D’autre part, l’approche prescriptive poursuit le louable objectif de préserver une certaine uniformité, voire un certain esthétisme dans l’usage de la langue. Pour le cas de la langue française, cette approche tire son origine de la fondation de l’Académie française, celle-ci ayant comme mandat d’uniformiser l’usage du français. Cette uniformisation est nécessaire afin d’établir des précédents et des références, notamment pour l’orthographe. Bien sûr, il y a une part d’arbitraire dans cette approche, mais il en est de même de la nature du langage humain comme l’avançait jadis Ferdinand de Saussure. Toutefois, il convient de faire attention à ce que ce « prescriptivisme » ne devienne pas la justification de l’épandage d’un prestige factice, pour ne pas dire d’une « sauce » intellectuelle. La richesse de la langue trouve sa justification dans la richesse d’esprit qu’elle octroie à celui ou celle qui sait la manier.

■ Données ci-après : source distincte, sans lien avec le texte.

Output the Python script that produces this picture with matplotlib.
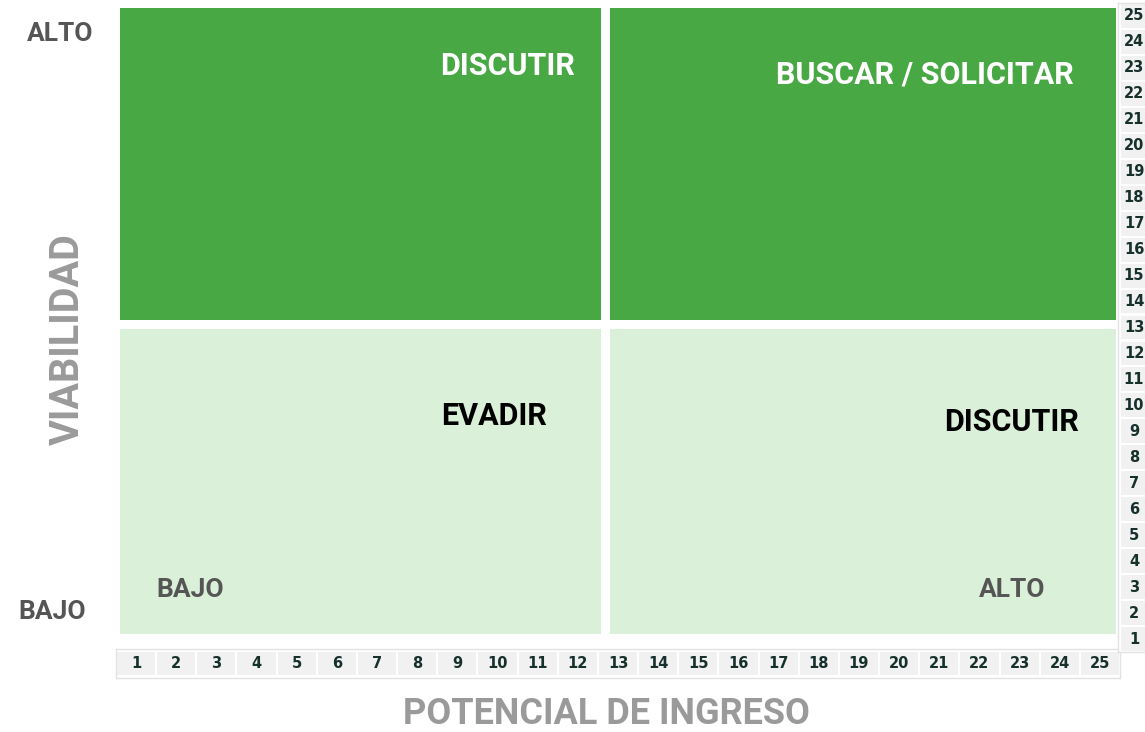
import matplotlib.pyplot as plt
from matplotlib.patches import Rectangle

W, H = 1145, 732

# quadrants: (x0, x1, y0, y1) in chart units
quad_bounds = [
    (0.6, 12.58, 13.29, 25.35),
    (12.8, 25.4, 13.29, 25.35),
    (0.6, 12.58, 1.16, 12.94),
    (12.8, 25.4, 1.16, 12.94),
]
quad_colors = ["#48a843", "#48a843", "#dbf0d8", "#dbf0d8"]
quad_labels = ["DISCUTIR", "BUSCAR / SOLICITAR", "EVADIR", "DISCUTIR"]
label_colors = ["white", "white", "black", "black"]
label_pos = [(10.24, 23.1), (20.64, 22.76), (9.91, 9.58), (22.81, 9.35)]

inner_labels = ["BAJO", "ALTO"]
inner_pos = [(2.34, 2.86), (22.81, 2.86)]

ticks = list(range(1, 26))

FONT = "Roboto"

fig = plt.figure(figsize=(W / 100, H / 100), dpi=100)

def px_axes(x0, y0, x1, y1):
    return fig.add_axes([x0 / W, 1 - y1 / H, (x1 - x0) / W, (y1 - y0) / H])

ax = px_axes(116, 4, 1120, 651)
ax.set_xlim(0.5, 25.5)
ax.set_ylim(0.5, 25.5)
ax.axis("off")

for (x0, x1, y0, y1), c in zip(quad_bounds, quad_colors):
    ax.add_patch(Rectangle((x0, y0), x1 - x0, y1 - y0, color=c, lw=0))

for lab, c, (x, y) in zip(quad_labels, label_colors, label_pos):
    ax.text(x, y, lab, color=c, fontsize=22, fontweight="bold", family=FONT,
            ha="center", va="center")

for lab, (x, y) in zip(inner_labels, inner_pos):
    ax.text(x, y, lab, color="#555555", fontsize=19, fontweight="bold", family=FONT,
            ha="center", va="center")

# bottom tick row
axb = px_axes(116, 649, 1120, 678)
axb.set_xlim(0.5, 25.5)
axb.set_ylim(0, 1)
axb.set_xticks([])
axb.set_yticks([])
for s in axb.spines.values():
    s.set_color("#e2e2e2")
    s.set_linewidth(1)
axb.bar(ticks, 0.8, bottom=0.1, width=0.95, color="#f1f1f1")
for t in ticks:
    axb.text(t, 0.5, str(t), ha="center", va="center", fontsize=10.5,
             fontweight="bold", color="#16302c", family="DejaVu Sans")

# right tick column
axr = px_axes(1118, 3, 1150, 652)
axr.set_ylim(0.5, 25.5)
axr.set_xlim(0, 1)
axr.set_xticks([])
axr.set_yticks([])
for s in axr.spines.values():
    s.set_color("#e2e2e2")
    s.set_linewidth(1)
axr.barh(ticks, 0.85, left=0.08, height=0.92, color="#f1f1f1")
for t in ticks:
    axr.text(0.5, t, str(t), ha="center", va="center", fontsize=10.5,
             fontweight="bold", color="#16302c", family="DejaVu Sans")

# outer labels
fig.text(60 / W, 1 - 34 / H, "ALTO", ha="center", va="center", fontsize=19,
         fontweight="bold", color="#555555", family=FONT)
fig.text(52 / W, 1 - 612 / H, "BAJO", ha="center", va="center", fontsize=19,
         fontweight="bold", color="#555555", family=FONT)
fig.text(68 / W, 1 - 339 / H, "VIABILIDAD", ha="center", va="center", fontsize=28.5,
         fontweight="bold", color="#9a9a9a", family=FONT, rotation=90)
fig.text(606 / W, 1 - 714 / H, "POTENCIAL DE INGRESO", ha="center", va="center",
         fontsize=26, fontweight="bold", color="#9a9a9a", family=FONT)

fig.savefig("out.png", dpi=100)
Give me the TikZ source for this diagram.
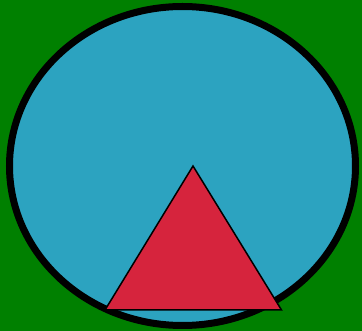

 Il est primordial de s’assurer de ne pas croire qu’il existe une « bonne » langue et une « mauvaise » langue 

Langue et société 

Comment réconcilier ces deux approches ? Sont-elles en compétition ou plutôt complémentaires ? Avant de songer à une éventuelle réponse, il est primordial de s’assurer de ne pas croire qu’il existe une « bonne » langue et une « mauvaise » langue, sans toutefois tomber non plus dans ce que l’on pourrait ironiquement appeler un relativisme absolu où tout se vaut. Il est possible de songer à un usage de la langue qui soit adéquat pour la société. Par cela, il faut comprendre un usage permettant un plus grand nombre de réflexions, davantage varié et facilitant la pensée à part. Il est clair qu’un usage plus soutenu de la langue serait plus adéquat pour l’avancement de la collectivité par rapport à ce qui prévaut actuellement au Québec. En éducation : honnir le nivellement vers le bas tout en assurant un soutien adapté tenant compte des troubles d’apprentissage le plus tôt possible. En société : être ouvert à l’évolution naturelle de la langue tout en évitant de la voir devenir l’ombre de ses voisines. 

Tel est l’exigeant mandat digne du funambule de la linguistique. Car nous ne le rappellerons jamais assez : la langue est un mode de vie. Une langue belle et riche ne peut être ailleurs que dans l’intérêt général.